Consumer-oriented Nationwide mutual society in the United Kingdom has acknowledged it is considering a strategic extension of its business with small and medium enterprises, which would include new programs in lending and commercial finance. Against that background, Nationwide’s senior management is considering the wisdom of kick-starting the business by acquiring the 316 branches of RBS, which are subject to forced sale.
Graham Beale, Nationwide’s chief executive, acknowledged his firm’s possible interest to Reuters:
“Strategically we want to enter into the SME space. If there’s anything I could do that would accelerate our strategy it would be of interest,” he told Reuters.
Beale said Nationwide was running the rule over the branches but would only proceed if it was convinced the complexities involved in executing a deal could be overcome.”
All potentially interested parties are well aware that RBS had agreed the sale of these branches to the UK arm of Spain’s Banco Santander more than two years ago.

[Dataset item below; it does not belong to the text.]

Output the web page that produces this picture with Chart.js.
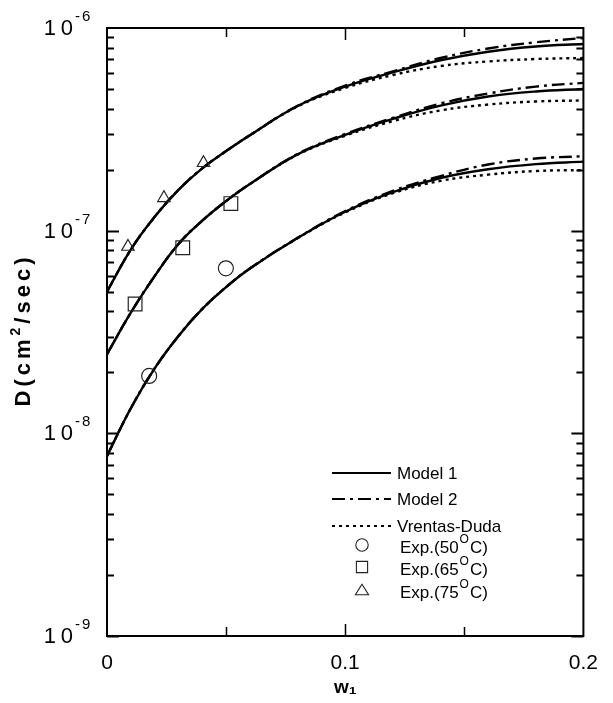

In October 2012, Santander withdrew its offer, paying a penalty but untangling itself from an IT integration task that proved far more daunting than had been expected.
Beale continued to Reuters:
“There are clearly some enormous complexities there, otherwise that deal would have been done. We need to understand just what those issues are before we can be committal on the point,” he said.
Beale said he anticipated difficulties in separating the business from RBS as it was not a standalone entity but an amalgamation of assets embedded in a whole host of systems.
RBS proposed sale of 316 branches, dictated as a condition of the bank’s government-funded bailout in 2008, is clearly an unusual opportunity in the UK market. It remains to be seen whether “unusual” will translate into a unique opportunity for a financial group such as Nationwide, or a uniquely misguided choice by the regulators, having required the sale of assets which are virtually impossible to segregate (in a technology sense) from the remainder of the bank.